The Tribunal also observed that mere signing of contracts outside India does not imply that the activities in connection with the contracts were performed by the taxpayer.
In light of the above, the tax tribunal held that DAIPL was habitually exercising authority in India to conclude contracts on behalf of the taxpayer, and hence DAIPL would constitute a DAPE in India.
On attribution of profits to PE in India
The Tribunal observed that since taxpayer did not maintain transfer pricing documents in India, there is no question of holding transaction of payment of commission to be at arm’s length.
The Tribunal observed that DAIPL had reported the international transaction of commission payment which was accepted to be at ALP by the transfer pricing officer.
Furthermore, the Tribunal also observed that determination of ALP done by the transfer pricing officer was only based on the functions declared by DAIPL. The benchmarking of transaction was not done considering the whole range of function performed by DAIPL in selling products which included negotiating and finalizing the price, concluding contracts with customers in India.
It was also observed that these functions were neither declared by the taxpayer nor were they arising from the agreement.

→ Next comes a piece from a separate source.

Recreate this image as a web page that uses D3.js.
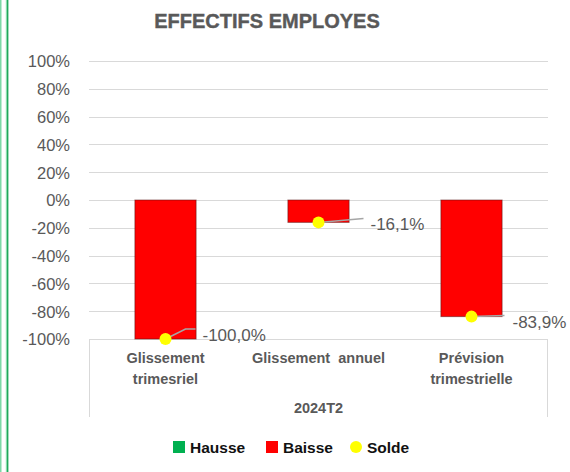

The tribunal observed that if the aforementioned transactions were declared, then the entire FAR analysis (i.e. functions performed and risks undertaken) would have undergone a complete change.
Tribunal held that this case falls within the exception spelt out by the Supreme Court in the case of Morgan Stanley (supra) and hence not applicable.
The tribunal rejected the manner of attribution of profits by Revenue. It estimated a net profit rate of 10% and then attributed 30% of such 10% profit to the Indian operations. Post this, the tribunal directed the tax officer to grant deduction of net commission expenses (i.e., commission paid less all direct and indirect expenses) which has already suffered tax in the hands of DAIPL.